James Peter Speid Jamieson
Shetlopedia - The Shetland Encyclopaedia
James Peter Speid Jamieson (1880-1963)
Extracts from the Dictionary of New Zealand Biography':
James Peter Speid Jamieson was the youngest son and eighth child of Robert Jamieson (1827-1899) and his wife, Barbara Laurenson Laing. He was born at the family croft at Cruisdale, near Sandness, Shetland, Scotland, on 9 February 1880. His father was schoolmaster at Sandness, his mother also taught there, and the children studied at the school and became pupil-teachers. Education was balanced by the rigours of crofting for the family's physical needs, which fostered self-reliance, physical strength and a stoical nature.
On his father's death in 1899 James was appointed interim teacher until the family moved to Lerwick, and he left Shetland to study arts at Edinburgh University, intending to become a teacher. He shared digs with his brother Edward, a medical student, who soon persuaded him into medicine. He completed his MB, ChB in 1904, winning the Pattison prize for surgery. Edward E.B. Jamieson and another brother became prominent teachers of anatomy; a third brother became the senior school inspector for Scotland, while a sister, Christina Jamieson, taught and wrote on Shetland handicrafts, social customs and language. She emigrated to New Zealand in 1935.

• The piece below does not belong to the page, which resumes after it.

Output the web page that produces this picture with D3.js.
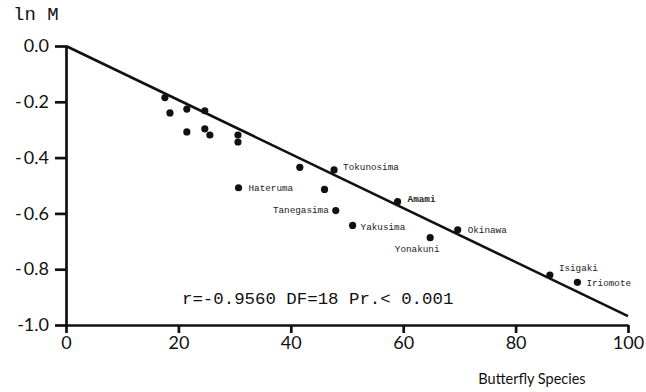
<!DOCTYPE html>
<html>
<head>
<meta charset="utf-8">
<script src="https://cdn.jsdelivr.net/npm/d3@7"></script>
<style>
  body { margin: 0; background: #fff; }
  svg { display: block; }
</style>
</head>
<body>
<svg></svg>
<script>
// data
const islands = ['', '', '', '', '', '', '', '', '', '', 'Tokunosima', 'Hateruma', '', 'Tanegasima', 'Yakusima', 'Amami', 'Yonakuni', 'Okinawa', 'Isigaki', 'Iriomote']
const species = [17.6, 18.5, 21.5, 21.5, 24.7, 24.7, 25.6, 30.6, 30.6, 41.6, 47.7, 30.7, 46.0, 48.0, 51.0, 59.0, 64.8, 69.7, 86.1, 91.0]
const lnM = [-0.185, -0.240, -0.226, -0.308, -0.232, -0.297, -0.319, -0.319, -0.344, -0.435, -0.444, -0.508, -0.514, -0.590, -0.643, -0.558, -0.687, -0.659, -0.821, -0.847]
const fitX = [0, 100]
const fitY = [0, -0.968]
const xTicks = [0, 20, 40, 60, 80, 100]
const yTicks = [0, -0.2, -0.4, -0.6, -0.8, -1.0]
const yTickLabels = ['0.0', '-\u20090.2', '-\u20090.4', '-\u20090.6', '-\u20090.8', '-1.0']
const statText = 'r=-0.9560 DF=18 Pr.< 0.001'

// label offsets next to the dot: [dx, dy, anchor]
const labelPos = {
    Tokunosima: [9, -3, 'start'],
    Hateruma: [10, 0, 'start'],
    Tanegasima: [-7, -1, 'end'],
    Yakusima: [8, 1, 'start'],
    Amami: [10, -3, 'start'],
    Yonakuni: [-13, 11, 'middle'],
    Okinawa: [10, 0, 'start'],
    Isigaki: [9, -7, 'start'],
    Iriomote: [9, 0, 'start']
}

const width = 646
const height = 392

let svg = d3.select('svg').attr('width', width).attr('height', height)

let xScale = d3.scaleLinear().domain([0, 100]).range([66, 628])
let yScale = d3.scaleLinear().domain([0, -1]).range([46, 325])

// axes
let xAxis = d3.axisBottom(xScale).tickValues(xTicks).tickSize(8).tickSizeOuter(0).tickPadding(2)
let yAxis = d3.axisLeft(yScale).tickValues(yTicks).tickSize(11).tickSizeOuter(0).tickPadding(6)
    .tickFormat((d, i) => yTickLabels[i])

let gx = svg.append('g')
    .attr('transform', 'translate(0,' + yScale(-1) + ')')
    .call(xAxis)
let gy = svg.append('g')
    .attr('transform', 'translate(' + xScale(0) + ',0)')
    .call(yAxis)

svg.selectAll('.domain, .tick line')
    .attr('stroke', '#111')
    .attr('stroke-width', 2.7)
svg.selectAll('.tick text')
    .attr('fill', '#111')
    .style('font-family', 'Lato, "DejaVu Sans", sans-serif')
    .style('font-size', '18px')
gx.selectAll('.tick text').attr('dy', '0.8em')

// regression line
svg.append('line')
    .attr('x1', xScale(fitX[0]))
    .attr('y1', yScale(fitY[0]))
    .attr('x2', xScale(fitX[1]))
    .attr('y2', yScale(fitY[1]))
    .attr('stroke', '#111')
    .attr('stroke-width', 2.6)

// points
svg.selectAll('circle')
    .data(species)
    .enter()
    .append('circle')
    .attr('cx', d => xScale(d))
    .attr('cy', (d, i) => yScale(lnM[i]))
    .attr('r', 3.6)
    .attr('fill', '#111')

// island names
svg.selectAll('text.island')
    .data(islands.map((n, i) => ({ name: n, x: species[i], y: lnM[i] })).filter(d => d.name))
    .enter()
    .append('text')
    .attr('class', 'island')
    .attr('x', d => xScale(d.x) + labelPos[d.name][0])
    .attr('y', d => yScale(d.y) + labelPos[d.name][1])
    .attr('dy', '0.35em')
    .attr('text-anchor', d => labelPos[d.name][2])
    .attr('fill', '#222')
    .style('font-family', '"Liberation Mono", "DejaVu Sans Mono", monospace')
    .style('font-size', '9.3px')
    .style('font-weight', d => d.name === 'Amami' ? 'bold' : 'normal')
    .text(d => d.name)

// axis titles
svg.append('text')
    .attr('x', 13)
    .attr('y', 20)
    .attr('fill', '#111')
    .style('font-family', '"Liberation Mono", "DejaVu Sans Mono", monospace')
    .style('font-size', '19px')
    .text('ln M')

svg.append('text')
    .attr('x', 532)
    .attr('y', 384)
    .attr('text-anchor', 'middle')
    .attr('fill', '#111')
    .style('font-family', 'Lato, "DejaVu Sans", sans-serif')
    .style('font-size', '14.5px')
    .text('Butterfly Species')

svg.append('text')
    .attr('x', 182)
    .attr('y', 304)
    .attr('fill', '#111')
    .style('font-family', '"Liberation Mono", "DejaVu Sans Mono", monospace')
    .style('font-size', '17.4px')
    .text(statText)
</script>
</body>
</html>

James P.S. Jamieson sailed for South Africa in 1907 for a post as medical officer for Johannesburg mining companies. While there he met Janet Milligan Boddon, a nurse, and they decided to marry. They both liked South Africa, but the potential for racial upheaval, together with letters from Jamieson's New Zealand friends, convinced them to come to New Zealand about 1908. James joined a small practice near Collingwood, and the couple married in Nelson on 11 November 1908. Disappointed with the opportunities in Collingwood, the Jamiesons soon moved to Eketahuna in Wairarapa ... ... He built up a successful country practice and was a borough councillor from 1913 to 1915. In 1930 he gained his MD, and was made a fellow of the College of Surgeons of Australasia.
Jamieson was active in the Nelson division of the New Zealand Branch of the British Medical Association (NZBMA), and in 1935 was made chairman of the NZBMA's national health insurance committee. Jamieson was chairman of the NZBMA from 1943 to 1945, a national council member for 20 years, chairman of the Nelson division, and regional medical deputy for the Nelson army area before and during the war years. In 1949 he became the first person outside Britain to be awarded the BMA's gold medal for exceptional services to medicine. He was made a CBE in 1956 for his wider community service ...
... In his politics and approach to living Jamieson was a conservative man who kept the simple habits of his spartan childhood. Always ready to try new methods, he spared no effort in caring for his patients, and seemed uninterested in making money. His taciturn public manner disguised a laconic humour and an encyclopaedic knowledge of the Bible and classical literature; he was a popular speaker and formidable in debate. While his career was essentially in general practice, Jamieson's many years of public service and his prominence in the social security debate in the 1930s earned him widespread respect and affection.